◆ **OBJECTIVE**: Repeat, exactly and only, the lines from the beginning of the data through the line with "(0,0) rectangle (1282,610);". Pictures are left out.

◆ **DATASET EXTRACT**:
[Begin]

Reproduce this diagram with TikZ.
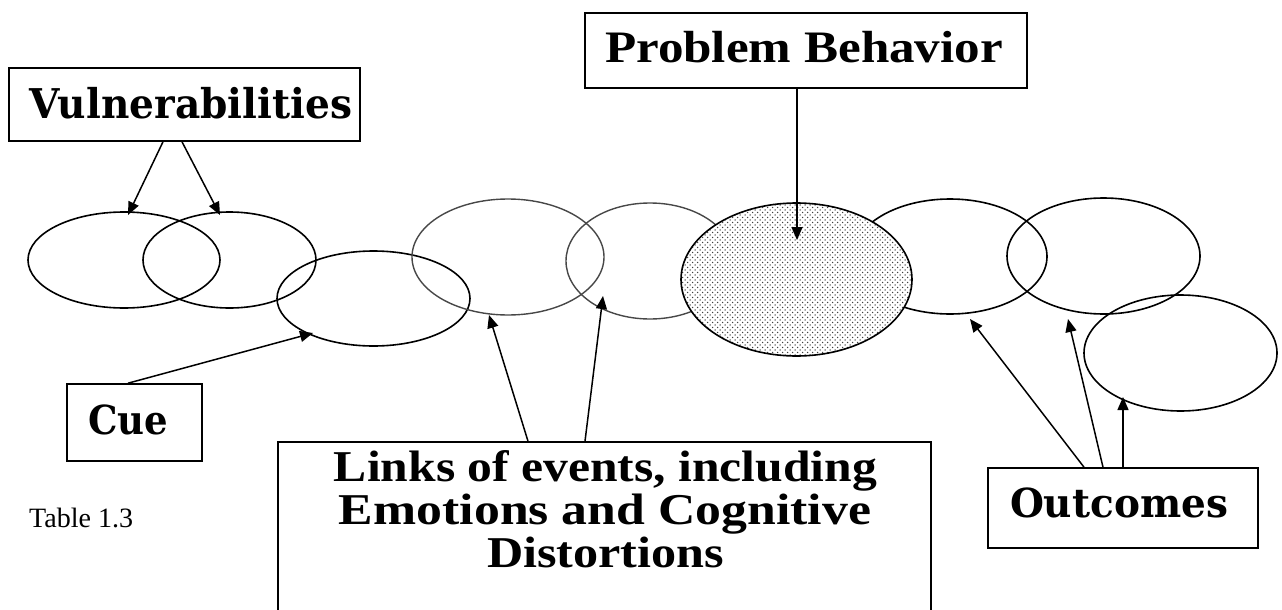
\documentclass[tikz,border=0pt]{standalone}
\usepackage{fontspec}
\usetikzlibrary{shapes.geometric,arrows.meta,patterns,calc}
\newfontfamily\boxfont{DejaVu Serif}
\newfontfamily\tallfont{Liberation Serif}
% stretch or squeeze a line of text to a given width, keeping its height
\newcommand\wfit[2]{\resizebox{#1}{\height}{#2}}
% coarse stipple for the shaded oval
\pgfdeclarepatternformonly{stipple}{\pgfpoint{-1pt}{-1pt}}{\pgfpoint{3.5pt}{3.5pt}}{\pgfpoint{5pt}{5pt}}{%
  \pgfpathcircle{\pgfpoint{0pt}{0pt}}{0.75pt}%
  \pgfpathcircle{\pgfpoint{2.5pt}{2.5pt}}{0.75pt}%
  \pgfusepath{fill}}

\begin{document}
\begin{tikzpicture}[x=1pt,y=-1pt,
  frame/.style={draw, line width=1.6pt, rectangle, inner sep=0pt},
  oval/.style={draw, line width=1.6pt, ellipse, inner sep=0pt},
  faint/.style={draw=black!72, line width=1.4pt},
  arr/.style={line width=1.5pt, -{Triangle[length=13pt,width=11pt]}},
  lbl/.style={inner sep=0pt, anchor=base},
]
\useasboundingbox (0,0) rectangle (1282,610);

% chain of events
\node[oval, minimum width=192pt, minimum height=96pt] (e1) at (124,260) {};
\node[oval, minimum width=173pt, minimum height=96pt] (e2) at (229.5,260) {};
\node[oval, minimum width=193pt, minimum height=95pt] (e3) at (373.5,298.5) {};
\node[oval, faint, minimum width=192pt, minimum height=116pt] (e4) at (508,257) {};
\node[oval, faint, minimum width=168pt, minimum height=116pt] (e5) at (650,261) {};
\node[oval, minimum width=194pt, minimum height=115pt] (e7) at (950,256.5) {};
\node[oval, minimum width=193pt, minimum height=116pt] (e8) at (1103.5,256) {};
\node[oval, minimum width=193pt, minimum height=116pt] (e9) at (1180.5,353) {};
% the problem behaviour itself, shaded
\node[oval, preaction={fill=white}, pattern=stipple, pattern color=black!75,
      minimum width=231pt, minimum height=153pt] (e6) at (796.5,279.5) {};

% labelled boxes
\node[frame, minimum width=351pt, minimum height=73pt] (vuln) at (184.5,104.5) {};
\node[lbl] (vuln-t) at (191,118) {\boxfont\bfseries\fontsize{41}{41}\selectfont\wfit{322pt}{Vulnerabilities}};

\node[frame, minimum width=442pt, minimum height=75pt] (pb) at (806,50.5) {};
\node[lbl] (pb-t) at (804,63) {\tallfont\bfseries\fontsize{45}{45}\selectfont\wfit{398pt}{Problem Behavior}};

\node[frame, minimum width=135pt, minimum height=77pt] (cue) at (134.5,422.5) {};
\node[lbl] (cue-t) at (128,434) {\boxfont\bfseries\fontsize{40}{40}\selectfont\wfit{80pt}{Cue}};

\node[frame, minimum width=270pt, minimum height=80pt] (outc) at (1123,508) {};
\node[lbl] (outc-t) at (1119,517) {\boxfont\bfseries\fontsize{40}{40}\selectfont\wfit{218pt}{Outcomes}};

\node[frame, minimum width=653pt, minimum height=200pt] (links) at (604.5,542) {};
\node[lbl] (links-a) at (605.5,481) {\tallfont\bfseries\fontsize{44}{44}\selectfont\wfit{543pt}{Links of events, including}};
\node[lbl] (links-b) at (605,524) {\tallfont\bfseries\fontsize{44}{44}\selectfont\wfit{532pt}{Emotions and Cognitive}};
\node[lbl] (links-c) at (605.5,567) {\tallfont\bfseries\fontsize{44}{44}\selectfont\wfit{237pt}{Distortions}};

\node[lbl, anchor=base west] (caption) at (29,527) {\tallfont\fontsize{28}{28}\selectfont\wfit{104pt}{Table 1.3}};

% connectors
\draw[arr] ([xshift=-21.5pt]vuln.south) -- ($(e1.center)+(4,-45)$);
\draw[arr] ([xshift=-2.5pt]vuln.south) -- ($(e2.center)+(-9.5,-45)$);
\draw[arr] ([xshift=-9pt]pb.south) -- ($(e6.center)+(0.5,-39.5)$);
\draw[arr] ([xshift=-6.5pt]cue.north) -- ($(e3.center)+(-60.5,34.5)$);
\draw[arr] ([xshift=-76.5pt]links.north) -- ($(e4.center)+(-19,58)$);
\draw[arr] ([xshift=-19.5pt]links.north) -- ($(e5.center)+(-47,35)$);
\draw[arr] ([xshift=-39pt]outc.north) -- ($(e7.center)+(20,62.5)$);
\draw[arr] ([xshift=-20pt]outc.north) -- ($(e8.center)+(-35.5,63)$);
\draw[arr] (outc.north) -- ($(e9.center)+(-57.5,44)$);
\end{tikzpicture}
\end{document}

[End]

◆ **EXERCISE ANSWER**:
Reproduce this diagram with TikZ.
\documentclass[tikz,border=0pt]{standalone}
\usepackage{fontspec}
\usetikzlibrary{shapes.geometric,arrows.meta,patterns,calc}
\newfontfamily\boxfont{DejaVu Serif}
\newfontfamily\tallfont{Liberation Serif}
% stretch or squeeze a line of text to a given width, keeping its height
\newcommand\wfit[2]{\resizebox{#1}{\height}{#2}}
% coarse stipple for the shaded oval
\pgfdeclarepatternformonly{stipple}{\pgfpoint{-1pt}{-1pt}}{\pgfpoint{3.5pt}{3.5pt}}{\pgfpoint{5pt}{5pt}}{%
  \pgfpathcircle{\pgfpoint{0pt}{0pt}}{0.75pt}%
  \pgfpathcircle{\pgfpoint{2.5pt}{2.5pt}}{0.75pt}%
  \pgfusepath{fill}}

\begin{document}
\begin{tikzpicture}[x=1pt,y=-1pt,
  frame/.style={draw, line width=1.6pt, rectangle, inner sep=0pt},
  oval/.style={draw, line width=1.6pt, ellipse, inner sep=0pt},
  faint/.style={draw=black!72, line width=1.4pt},
  arr/.style={line width=1.5pt, -{Triangle[length=13pt,width=11pt]}},
  lbl/.style={inner sep=0pt, anchor=base},
]
\useasboundingbox (0,0) rectangle (1282,610);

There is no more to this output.